Twitter hires a new GM of revenue products

Meanwhile, at Twitter HQ, the leadership revolving door at the entrance stops spinning clockwise for just a moment as a new face enters the building…

Twitter CEO Jack Dorsey today announced that the company has hired Bruce Falck, previously the CEO of adtech firm Turn, as its head of revenue product.

Amid all the headlines of departures of Twitter executives, the company has faced quarter after quarter of disappointing news for Wall Street as it tries to turn its business around. The problem Twitter faces isn’t just one of getting new users, but also building attractive products for advertisers that can drive additional revenue growth. So, Twitter made a pretty obvious choice to bring in an executive with adtech experience to start working on the team.

🆕 @brucefalck is joining the flock to lead Twitter's Revenue Product team! Welcome to the team, Bruce!

— jack (@jack) May 18, 2017

Amobee, a marketing tech firm, acquired Turn in February for $310 million. Twitter’s ad business started stalling in the past few quarters, and while the most recent quarter was more positive than what we’ve come to expect lately, it still has to figure out a way to restart its growth engine as its stock continues to struggle.

Twitter increasingly faces a similar challenge that digital advertising companies that aren’t Google and Facebook face: convincing advertisers to move their money from Google and Facebook.
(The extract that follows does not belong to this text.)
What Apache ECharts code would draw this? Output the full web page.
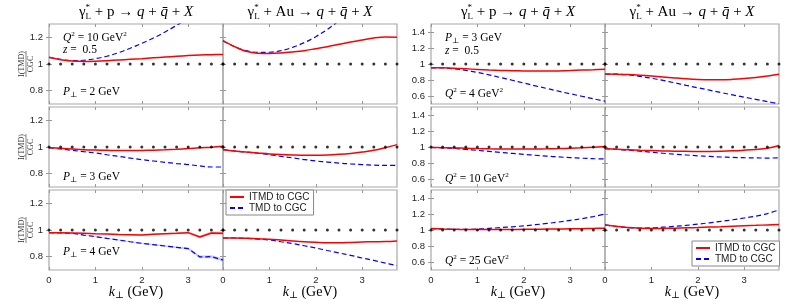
<!DOCTYPE html>
<html><head><meta charset="utf-8">
<script src="https://cdn.jsdelivr.net/npm/echarts@6/dist/echarts.min.js"></script>
<style>html,body{margin:0;padding:0;background:#fff}#c{width:789px;height:308px}</style>
</head><body><div id="c"></div>
<script>
// ---------- data ----------
const kVals = [0,0.25,0.5,0.75,1,1.25,1.5,1.75,2,2.25,2.5,2.75,3,3.25,3.5,3.75];
const refLevel = 1;
const xTicks = [0,1,2,3];
const yTicksLeft = [0.8,1,1.2];
const yTicksRight = [0.6,0.8,1,1.2,1.4];
const seriesNames = ['ITMD to CGC','TMD to CGC'];

// Left group: Q^2 = 10 GeV^2, z = 0.5 ; rows P_perp = 2,3,4 GeV ; columns p, Au
const itmd_p_P2  = [1.05,1.032,1.022,1.019,1.021,1.025,1.03,1.035,1.04,1.046,1.052,1.058,1.063,1.067,1.07,1.072];
const tmd_p_P2   = [1.05,1.035,1.025,1.028,1.04,1.058,1.085,1.118,1.155,1.195,1.24,1.29,1.345,1.4,1.46,1.52];
const itmd_Au_P2 = [1.175,1.13,1.095,1.08,1.078,1.082,1.09,1.1,1.115,1.13,1.148,1.165,1.18,1.195,1.203,1.2];
const tmd_Au_P2  = [1.175,1.13,1.1,1.087,1.088,1.1,1.125,1.16,1.205,1.26,1.325,1.4,1.48,1.56,1.65,1.75];

const itmd_p_P3  = [0.995,0.99,0.985,0.98,0.977,0.975,0.973,0.973,0.974,0.976,0.979,0.983,0.988,0.994,0.998,1.005];
const tmd_p_P3   = [0.995,0.985,0.975,0.965,0.955,0.942,0.93,0.917,0.905,0.895,0.885,0.876,0.868,0.858,0.85,0.85];
const itmd_Au_P3 = [0.98,0.97,0.962,0.955,0.948,0.943,0.94,0.938,0.938,0.94,0.945,0.952,0.962,0.975,0.995,1.018];
const tmd_Au_P3  = [0.98,0.97,0.962,0.953,0.943,0.93,0.918,0.906,0.895,0.887,0.879,0.873,0.868,0.864,0.862,0.863];

const itmd_p_P4  = [0.98,0.98,0.978,0.975,0.972,0.97,0.967,0.965,0.962,0.968,0.972,0.975,0.98,0.948,0.978,0.975];
const tmd_p_P4   = [0.98,0.978,0.975,0.962,0.95,0.937,0.925,0.912,0.9,0.89,0.88,0.87,0.86,0.798,0.8,0.775];
const itmd_p_P4_err = [0.002,0.002,0.002,0.003,0.003,0.003,0.004,0.004,0.005,0.005,0.006,0.007,0.008,0.01,0.011,0.012];
const tmd_p_P4_err  = [0.002,0.002,0.002,0.003,0.003,0.003,0.004,0.004,0.005,0.005,0.006,0.007,0.008,0.01,0.011,0.012];
const itmd_Au_P4 = [0.94,0.94,0.938,0.935,0.93,0.925,0.918,0.912,0.908,0.905,0.905,0.907,0.91,0.912,0.913,0.918];
const tmd_Au_P4  = [0.94,0.94,0.937,0.932,0.925,0.912,0.898,0.882,0.865,0.846,0.828,0.81,0.79,0.772,0.752,0.732];

// Right group: P_perp = 3 GeV, z = 0.5 ; rows Q^2 = 4,10,25 GeV^2 ; columns p, Au
const itmd_p_Q4  = [0.952,0.952,0.948,0.94,0.932,0.925,0.92,0.916,0.913,0.912,0.912,0.914,0.918,0.924,0.929,0.935];
const tmd_p_Q4   = [0.952,0.952,0.94,0.92,0.895,0.865,0.83,0.797,0.762,0.727,0.694,0.66,0.628,0.597,0.565,0.535];
const itmd_Au_Q4 = [0.875,0.873,0.868,0.86,0.85,0.838,0.826,0.815,0.807,0.803,0.803,0.808,0.818,0.832,0.85,0.872];
const tmd_Au_Q4  = [0.875,0.873,0.865,0.845,0.822,0.795,0.765,0.733,0.703,0.673,0.643,0.613,0.585,0.558,0.53,0.502];

const itmd_p_Q10  = [0.995,0.992,0.988,0.984,0.98,0.977,0.975,0.974,0.974,0.975,0.977,0.98,0.985,0.99,0.997,1.005];
const tmd_p_Q10   = [0.995,0.99,0.982,0.97,0.958,0.945,0.932,0.92,0.908,0.897,0.886,0.876,0.867,0.86,0.854,0.85];
const itmd_Au_Q10 = [0.978,0.972,0.966,0.96,0.955,0.951,0.948,0.946,0.945,0.945,0.947,0.952,0.96,0.97,0.985,1.018];
const tmd_Au_Q10  = [0.978,0.97,0.96,0.948,0.935,0.922,0.91,0.9,0.89,0.882,0.875,0.87,0.866,0.863,0.862,0.863];

const itmd_p_Q25  = [1.018,1.012,1.008,1.006,1.005,1.005,1.006,1.007,1.008,1.009,1.011,1.013,1.015,1.017,1.02,1.022];
const tmd_p_Q25   = [1.018,1.012,1.008,1.008,1.012,1.02,1.03,1.04,1.052,1.066,1.082,1.1,1.12,1.142,1.168,1.2];
const itmd_Au_Q25 = [1.063,1.045,1.03,1.022,1.02,1.021,1.023,1.027,1.031,1.036,1.041,1.047,1.053,1.058,1.064,1.07];
const tmd_Au_Q25  = [1.063,1.045,1.03,1.025,1.027,1.035,1.045,1.058,1.073,1.09,1.108,1.128,1.15,1.172,1.205,1.25];

// panel order: row-major, 4 columns
const panels = [
  {r:0,c:0,red:itmd_p_P2,blue:tmd_p_P2},  {r:0,c:1,red:itmd_Au_P2,blue:tmd_Au_P2},
  {r:0,c:2,red:itmd_p_Q4,blue:tmd_p_Q4},  {r:0,c:3,red:itmd_Au_Q4,blue:tmd_Au_Q4},
  {r:1,c:0,red:itmd_p_P3,blue:tmd_p_P3},  {r:1,c:1,red:itmd_Au_P3,blue:tmd_Au_P3},
  {r:1,c:2,red:itmd_p_Q10,blue:tmd_p_Q10},{r:1,c:3,red:itmd_Au_Q10,blue:tmd_Au_Q10},
  {r:2,c:0,red:itmd_p_P4,blue:tmd_p_P4,redErr:itmd_p_P4_err,blueErr:tmd_p_P4_err,sharp:true},
  {r:2,c:1,red:itmd_Au_P4,blue:tmd_Au_P4},
  {r:2,c:2,red:itmd_p_Q25,blue:tmd_p_Q25},{r:2,c:3,red:itmd_Au_Q25,blue:tmd_Au_Q25}
];

// ---------- layout ----------
const colLeft = [49,223,431,605];
const rowTop = [24,107,190];
const PW = 174, PH = 80;
const SERIF = '"Liberation Serif","DejaVu Serif",serif';
const SANS = '"Liberation Sans",Arial,sans-serif';

const ctx = document.createElement('canvas').getContext('2d');
function measure(t, font){ ctx.font = font; return ctx.measureText(t).width; }
function mathText(parts, x, y, size, align){
  let w = 0; const items = [];
  for (const p of parts){
    const fs = size*(p.sc||1);
    const font = (p.it?'italic ':'') + fs + 'px ' + SERIF;
    const pw = measure(p.t, font);
    items.push({p, font, off:w});
    if (!p.noAdv) w += pw;
  }
  const x0 = align === 'center' ? x - w/2 : x;
  return items.map(it => ({
    type:'text', x: x0 + it.off, y: y + (it.p.dy||0)*size, silent:true, z:50,
    style:{text: it.p.t, font: it.font, fill:'#000', textAlign:'left', textVerticalAlign:'middle', verticalAlign:'middle'}
  }));
}
const N = t => ({t});
const I = t => ({t, it:true});
const SUB = t => ({t, sc:0.68, dy:0.28});
const SUP = t => ({t, sc:0.62, dy:-0.32});

const graphics = [];
function title(cx, target){
  graphics.push(...mathText([N('γ'), {t:'*', sc:0.6, dy:-0.32, noAdv:true}, {t:'L', sc:0.6, dy:0.3}, N(' + '+target+' → '), I('q'), N(' + '), I('q̄'), N(' + '), I('X')], cx, 12, 15, 'center'));
}
title(colLeft[0]+PW/2, 'p'); title(colLeft[1]+PW/2, 'Au');
title(colLeft[2]+PW/2, 'p'); title(colLeft[3]+PW/2, 'Au');

const AS = 11.5;
function note(parts, x, y){ graphics.push(...mathText(parts, x, y, AS, 'left')); }
const QQ = v => [I('Q'), SUP('2'), N(' = '+v+' GeV'), SUP('2')];
const PP = v => [I('P'), SUB('⊥'), N(' = '+v+' GeV')];
const ZZ = [I('z'), N(' =  0.5')];
note(QQ(10), 63, 38); note(ZZ, 63, 50); note(PP(2), 63, 92);
note(PP(3), 63, 177); note(PP(4), 63, 252);
note(PP(3), 445, 38); note(ZZ, 445, 51); note(QQ(4), 445, 94);
note(QQ(10), 445, 179); note(QQ(25), 445, 261);
for (const c of [0,1,2,3]) graphics.push(...mathText([I('k'), SUB('⊥'), N(' (GeV)')], colLeft[c]+PW/2, 292, 14, 'center'));
for (const r of [0,1,2]) {
  graphics.push({type:'group', x:26, y:rowTop[r]+PH/2, rotation:Math.PI/2, silent:true, children:[
    {type:'text', x:0, y:-4.5, style:{text:'I(TMD)', font:'8px '+SERIF, fill:'#333', textAlign:'center', textVerticalAlign:'middle', align:'center', verticalAlign:'middle'}},
    {type:'line', shape:{x1:-13,y1:0,x2:13,y2:0}, style:{stroke:'#333', lineWidth:0.6}},
    {type:'text', x:0, y:4.5, style:{text:'CGC', font:'8px '+SERIF, fill:'#333', textAlign:'center', textVerticalAlign:'middle', align:'center', verticalAlign:'middle'}}
  ]});
}

// ---------- chart ----------
const grid = [], xAxis = [], yAxis = [], series = [];
const tickStyle = {show:true, inside:true, length:3, lineStyle:{color:'#999', width:1}};
panels.forEach((p, g) => {
  grid.push({left:colLeft[p.c], top:rowTop[p.r], width:PW, height:PH, show:true, borderColor:'#a8a8a8', borderWidth:1.2, containLabel:false});
  const right = p.c >= 2;
  const yMin = right ? 0.5 : 0.7, yMax = right ? 1.5 : 1.3, yT = right ? yTicksRight : yTicksLeft;
  xAxis.push({type:'value', gridIndex:g, position:'bottom', min:0, max:3.75,
    axisLine:{show:false}, splitLine:{show:false},
    axisTick:Object.assign({customValues:xTicks}, tickStyle),
    axisLabel:{show:p.r===2, customValues:xTicks, margin:5, fontSize:9.5, fontFamily:SANS, color:'#262626'}});
  xAxis.push({type:'value', gridIndex:g, position:'top', min:0, max:3.75,
    axisLine:{show:false}, splitLine:{show:false},
    axisTick:Object.assign({customValues:xTicks}, tickStyle), axisLabel:{show:false}});
  yAxis.push({type:'value', gridIndex:g, position:'left', min:yMin, max:yMax,
    axisLine:{show:false}, splitLine:{show:false},
    axisTick:Object.assign({customValues:yT}, tickStyle),
    axisLabel:{show:p.c===0||p.c===2, customValues:yT, margin:6, fontSize:9.5, fontFamily:SANS, color:'#262626'}});
  yAxis.push({type:'value', gridIndex:g, position:'right', min:yMin, max:yMax,
    axisLine:{show:false}, splitLine:{show:false},
    axisTick:Object.assign({customValues:yT}, tickStyle), axisLabel:{show:false}});
  const xi = 2*g, yi = 2*g;
  if (p.redErr) {
    const band = (vals, err, color) => ({type:'custom', xAxisIndex:xi, yAxisIndex:yi, silent:true, z:1, data:[0],
      renderItem:(params, api) => {
        const up = kVals.map((k,i) => api.coord([k, vals[i]+err[i]]));
        const lo = kVals.map((k,i) => api.coord([k, vals[i]-err[i]])).reverse();
        return {type:'polygon', shape:{points:up.concat(lo)}, style:{fill:color}};
      }});
    series.push(band(p.red, p.redErr, 'rgba(255,60,60,0.28)'));
    series.push(band(p.blue, p.blueErr, 'rgba(60,60,255,0.28)'));
  }
  series.push({name:seriesNames[1], type:'line', xAxisIndex:xi, yAxisIndex:yi, symbol:'none', smooth:p.sharp?false:0.35, clip:true, z:3,
    data:kVals.map((k,i)=>[k,p.blue[i]]), lineStyle:{color:'#0000ff', width:1.2, type:[5,3]}, itemStyle:{color:'#0000ff'}});
  series.push({name:seriesNames[0], type:'line', xAxisIndex:xi, yAxisIndex:yi, symbol:'none', smooth:p.sharp?false:0.35, clip:true, z:4,
    data:kVals.map((k,i)=>[k,p.red[i]]), lineStyle:{color:'#ff0000', width:1.5}, itemStyle:{color:'#ff0000'}});
  series.push({type:'scatter', xAxisIndex:xi, yAxisIndex:yi, symbol:'circle', symbolSize:3, z:5, silent:true,
    data:kVals.map(k=>[k,refLevel]), itemStyle:{color:'#000'}});
});

const legendCommon = {orient:'vertical', data:seriesNames, selectedMode:false, backgroundColor:'#fff', borderColor:'#888', borderWidth:1,
  padding:[2,4,2,3], itemGap:1, itemWidth:14, itemHeight:10, itemStyle:{opacity:0},
  textStyle:{fontSize:10, fontFamily:SANS, color:'#222'}};
const chart = echarts.init(document.getElementById('c'), null, {renderer:'canvas'});
chart.setOption({
  backgroundColor:'#fff', animation:false,
  grid, xAxis, yAxis, series,
  legend:[Object.assign({left:226, top:190}, legendCommon), Object.assign({left:692, top:241}, legendCommon)],
  graphic:graphics
});
</script></body></html>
While those companies continue to bring in billions in revenue every quarter, companies like Twitter and Snap increasingly have to make a case to advertisers that they can be a strong option three or option four that can get in front of a different audience with a different kind of user behavior.

Building good advertising products that tap into behavior that’s different than Facebook and Google is just as much a part of the problem as the actual audience. Much of Twitter’s pitch is it is the real-time communications platform for what’s happening around the world, and Twitter has to figure out how to monetize that huge amount of information. It’s made some core product moves — like switching to an algorithmic timeline — but it has to also make sure it has the advertising products to back it up.

That’s led to an enormous amount of uncertainty around the company for Wall Street. The situation is not quite as dire as it was not long ago, however, with the stock up around 28 percent on the year. Getting its stock price up — with positive news, and not just reports that it might get acquired — is critical to attract new talent and keep it as it tries to figure out how to continue building its business.